Stimulate Car Buyers, Not Car Makers

Government rebates would do less harm than a bailout.

Should Uncle Sam save General Motors, Ford and Chrysler from bankruptcy? In normal times, most mainstream economists (and many mainstream legislators) would probably say no. But with financial markets in turmoil and the economy on the cusp of a nasty recession, these are hardly normal times. In any event, Congress and President-elect Barack Obama are committed to spending billions to keep the Big Three afloat.

What’s not been decided, however, is how that money should be spent. A radical change in perspective could spare the nation a lot of grief down the road. Rather than subsidizing the auto makers directly (and almost certainly sucking Washington into their management), why not give Americans the financial incentive to accelerate purchases of cars and light trucks? The consumer-subsidy approach would be a less wasteful route to the desired end, as well as one that would leave a less toxic legacy of market intervention once the economy has recovered.

While the details of the bailout have yet to be hammered out, all signs point to loan guarantees conditioned on concessions from the stakeholders — perhaps cuts in union and white-collar compensation, surely restructured bank debt, and maybe a shotgun wedding between Chrysler and GM. This would keep the industry alive and most of its workers employed — for a while.

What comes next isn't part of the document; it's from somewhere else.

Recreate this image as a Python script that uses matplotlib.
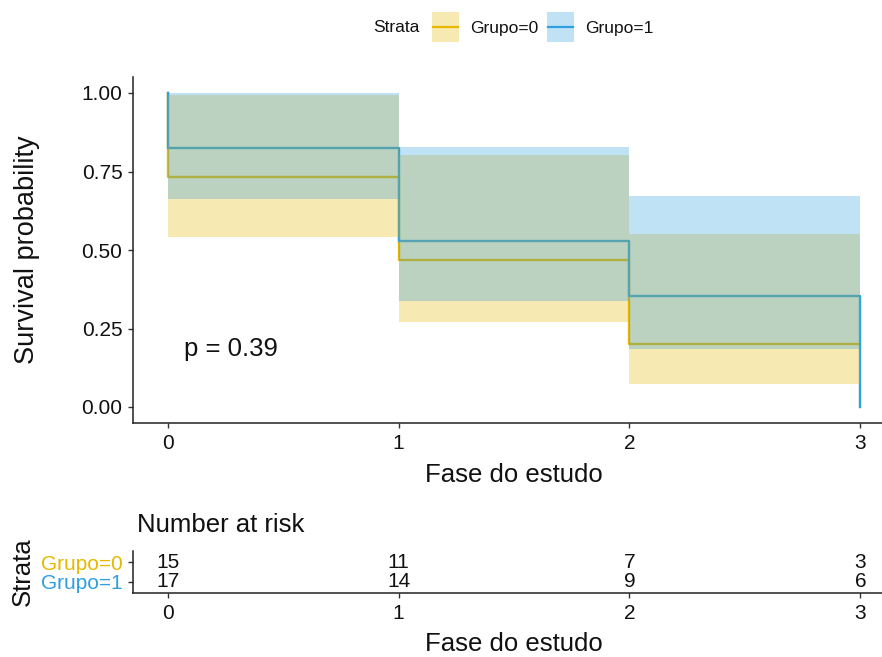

However, even if the industry recovers with a lot of help from its friends, the price will be high. At best, the arrangement will inevitably tighten the all-too-cozy relationship between Washington and Detroit in matters of technology, pensions, fuel efficiency and environmental regulation, as well as opening the door to bailouts of equally worthy industries in distress. At worst, it will suck the taxpayers into the next automobile crisis, and the next.

Since a big fiscal-stimulus package for fighting the recession — some combination of tax cuts, extended unemployment compensation, infrastructure grants and assistance to states — is coming soon, why not stimulate consumers to buy cars? Why not offer eye-popping rebates — say, $3,000 — for a limited time to buyers of cars and light trucks? It would probably make sense to phase out rebates for the most expensive cars, and as a treaty obligation, it wouldn’t do to discriminate against foreign makes.

How much downstream benefit this would generate and for whom is hard to predict. Still, it is a fair bet that most of the money would be quickly recycled in the form of demand for everything from auto parts to car mechanics’ salaries — just what you want to happen in a recession.

If, say, 12 million nonluxury vehicles were sold in the next year — similar to 2007 — the rebates would total $36 billion. Of that sum, about one-half would go for cars built by the Big Three. Better yet, more than 80% could be expected to go for vehicles actually manufactured in North America, even if the auto maker is from overseas.

This is not a perfect solution. The rebates would have to be phased out so that sales don’t drop off a cliff the day after the deadline. Not to mention that it is far from clear that it ever makes economic sense to favor one industry over another during hard economic times.

But some form of aid to the auto industry seems to be politically inevitable. Wouldn’t it be nice to manage the task with maximum benefit to middle-income Americans — and minimal micromanagement by Washington?

Mr. Hahn is a senior fellow at the American Enterprise Institute and a visiting senior fellow at Oxford University. Mr. Passell is a senior fellow at the Milken Institute and author of the forthcoming “Where to Put Your Money Now” (Pocket Books).